The behind the scenes stuff for Fiddler is fascinating if you're at all interested in the film-making process, largely because it gives an insight into how chaotic, bureaucratic and "political" film-making can be. In fact, it is just as disorganized and occasionally silly as any other business. As Jewison tells us in interviews here, he was hired to direct Fiddler partially because United Artists executives thought he was Jewish (probably because of his name), and they humorously covered for themselves when he announced that he was "a Goy".

We get to see Jewison throwing hissy fits on the set. We get to see him agonizing over the non-cooperation of the weather--he wanted snow, but Yugoslavia, where much of the exterior scenes of Fiddler were shot, decided not to have snow that November; he wanted overcast days, it would be sunny. We get to see him chastising his cast. We get to see him crying at a moving performance, and so on. In other words, Jewison is a very emotional filmmaker--or at least he was back then.
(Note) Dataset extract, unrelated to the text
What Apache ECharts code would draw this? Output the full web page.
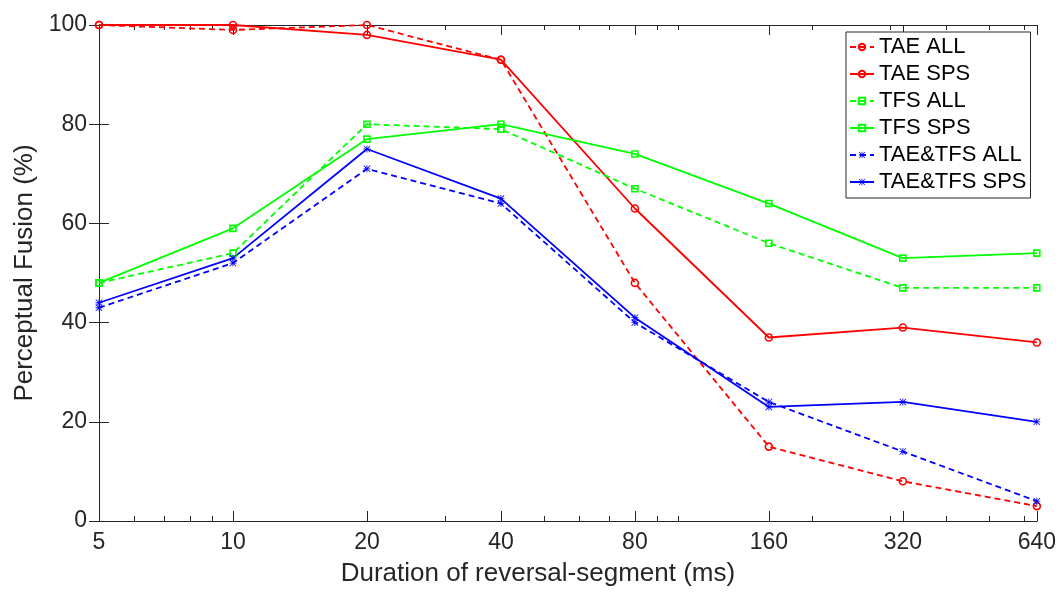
<!DOCTYPE html>
<html>
<head>
<meta charset="utf-8">
<script src="https://cdn.jsdelivr.net/npm/echarts@6/dist/echarts.min.js"></script>
<style>
  html, body { margin: 0; padding: 0; background: #ffffff; }
  #chart { width: 1059px; height: 596px; }
</style>
</head>
<body>
<div id="chart"></div>
<script>
// Reversal-segment durations (ms), plotted on a base-2 log axis
const durations = [5, 10, 20, 40, 80, 160, 320, 640];
const xTickLabels = ['5', '10', '20', '40', '80', '160', '320', '640'];
// Decade-style minor ticks between the doubling ticks
const minorTickDurations = [6, 7, 8, 9, 30, 50, 60, 70, 90, 100, 200, 300, 400, 500, 600];
const yTickLabels = ['0', '20', '40', '60', '80', '100'];

// Perceptual fusion (%) per condition
const taeAll  = [100, 99, 100, 93, 48, 15, 8, 3];
const taeSps  = [100, 100, 98, 93, 63, 37, 39, 36];
const tfsAll  = [48, 54, 80, 79, 67, 56, 47, 47];
const tfsSps  = [48, 59, 77, 80, 74, 64, 53, 54];
const bothAll = [43, 52, 71, 64, 40, 24, 14, 4];
const bothSps = [44, 53, 75, 65, 41, 23, 24, 20];

const seriesNames = ['TAE ALL', 'TAE SPS', 'TFS ALL', 'TFS SPS', 'TAE&TFS ALL', 'TAE&TFS SPS'];

const BASE = durations[0];
const toAxis = d => Math.log2(d / BASE);
const AXIS_MAX = toAxis(durations[durations.length - 1]);

const INK = '#262626';
const FONT = 'Liberation Sans, Arial, Helvetica, sans-serif';
const RED = '#ff0000', GREEN = '#00ff00', BLUE = '#0000ff';
const DASH = [6, 4];

// '*' marker built from four thin bars
const ASTERISK = 'path://M4.4,0H5.6V10H4.4Z M0,4.4H10V5.6H0Z M0.8,0L10,9.2L9.2,10L0,0.8Z M9.2,0L10,0.8L0.8,10L0,9.2Z';

function pairs(values) {
  return durations.map((d, i) => [toAxis(d), values[i]]);
}

function makeSeries(name, values, color, dashed, marker) {
  let symbol, symbolSize, itemStyle;
  if (marker === 'circle') {
    symbol = 'circle'; symbolSize = 7;
    itemStyle = { color: 'rgba(255,255,255,0)', borderColor: color, borderWidth: 1.6 };
  } else if (marker === 'square') {
    symbol = 'rect'; symbolSize = 6;
    itemStyle = { color: 'rgba(255,255,255,0)', borderColor: color, borderWidth: 1.6 };
  } else {
    symbol = ASTERISK; symbolSize = 7;
    itemStyle = { color: color, borderWidth: 0 };
  }
  return {
    name: name,
    type: 'line',
    data: pairs(values),
    symbol: symbol,
    symbolSize: symbolSize,
    symbolKeepAspect: true,
    showSymbol: true,
    itemStyle: itemStyle,
    lineStyle: { color: color, width: 1.8, type: dashed ? DASH : 'solid' },
    emphasis: { disabled: true },
    animation: false
  };
}

const majorPositions = durations.map(toAxis);
const minorPositions = minorTickDurations.map(toAxis);

function tickAxis(position, customValues, length) {
  return {
    type: 'value', position: position, min: 0, max: AXIS_MAX,
    axisLine: { show: true, onZero: false, lineStyle: { color: INK, width: 1 } },
    axisTick: { show: true, inside: true, length: length, customValues: customValues,
                lineStyle: { color: INK, width: 1 } },
    axisLabel: { show: false },
    splitLine: { show: false }
  };
}

const chart = echarts.init(document.getElementById('chart'), null, { renderer: 'canvas' });

chart.setOption({
  backgroundColor: '#ffffff',
  animation: false,
  textStyle: { fontFamily: FONT },
  grid: { left: 99, right: 21, top: 25, bottom: 75, containLabel: false },
  legend: {
    orient: 'vertical',
    left: 846, top: 32,
    data: seriesNames,
    itemWidth: 24, itemHeight: 8, itemGap: 5,
    padding: [4, 4, 5, 3],
    borderColor: INK, borderWidth: 1,
    backgroundColor: '#ffffff',
    textStyle: { fontFamily: FONT, fontSize: 22, color: '#000000', lineHeight: 22 },
    selectedMode: false
  },
  xAxis: [
    {
      type: 'value', position: 'bottom', min: 0, max: AXIS_MAX, interval: 1,
      axisLine: { show: true, onZero: false, lineStyle: { color: INK, width: 1 } },
      axisTick: { show: true, inside: true, length: 10, lineStyle: { color: INK, width: 1 } },
      axisLabel: {
        color: INK, fontSize: 23, fontFamily: FONT, margin: 10,
        formatter: v => xTickLabels[Math.round(v)]
      },
      splitLine: { show: false },
      name: 'Duration of reversal-segment (ms)',
      nameLocation: 'middle', nameGap: 40,
      nameTextStyle: { color: INK, fontSize: 26, fontFamily: FONT, padding: [0, 60, 0, 0] }
    },
    tickAxis('bottom', minorPositions, 5),
    tickAxis('top', majorPositions, 10),
    tickAxis('top', minorPositions, 5)
  ],
  yAxis: [
    {
      type: 'value', position: 'left', min: 0, max: 100, interval: 20,
      axisLine: { show: true, lineStyle: { color: INK, width: 1 } },
      axisTick: { show: true, inside: true, length: 10, lineStyle: { color: INK, width: 1 } },
      axisLabel: {
        color: INK, fontSize: 23, fontFamily: FONT, margin: 12,
        formatter: v => yTickLabels[Math.round(v / 20)]
      },
      splitLine: { show: false },
      name: 'Perceptual Fusion (%)',
      nameLocation: 'middle', nameGap: 55, nameRotate: 90,
      nameTextStyle: { color: INK, fontSize: 26, fontFamily: FONT }
    },
    {
      type: 'value', position: 'right', min: 0, max: 100, interval: 20,
      axisLine: { show: true, lineStyle: { color: INK, width: 1 } },
      axisTick: { show: true, inside: true, length: 10, lineStyle: { color: INK, width: 1 } },
      axisLabel: { show: false },
      splitLine: { show: false }
    }
  ],
  series: [
    makeSeries(seriesNames[0], taeAll, RED, true, 'circle'),
    makeSeries(seriesNames[1], taeSps, RED, false, 'circle'),
    makeSeries(seriesNames[2], tfsAll, GREEN, true, 'square'),
    makeSeries(seriesNames[3], tfsSps, GREEN, false, 'square'),
    makeSeries(seriesNames[4], bothAll, BLUE, true, 'asterisk'),
    makeSeries(seriesNames[5], bothSps, BLUE, false, 'asterisk')
  ]
});
</script>
</body>
</html>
Jackson's cameras often capture scenes that made the final cut of Fiddler, but from very different angles. It offers a lot of insight into just how important things like angles, lighting and film processing are to the finished product. The sets often do not look like much from Jackson's angles. In Fiddler, though, they're shot to perfectly recreate a turn-of-the-century Russian Jewish shtetl ("village", or "little town or city").

Jewison also gives us behind-the-scenes insights and scoops on the state of Hollywood in the late 1960s and early 1970s, the differences filming in someplace like Yugoslavia versus, say, New York City, "creative bookkeeping", and the "suits'" concern with budgets over artistry. A lot of this stuff is surprisingly candid (as are the emotional outbursts).

There is also a small foray into Jewison's history as a filmmaker, at least up until 1971, but that only takes up a few minutes. This is really for huge Fiddler fans and those wanting a more realistic, maybe slightly disillusioning behind-the-scenes look at film-making.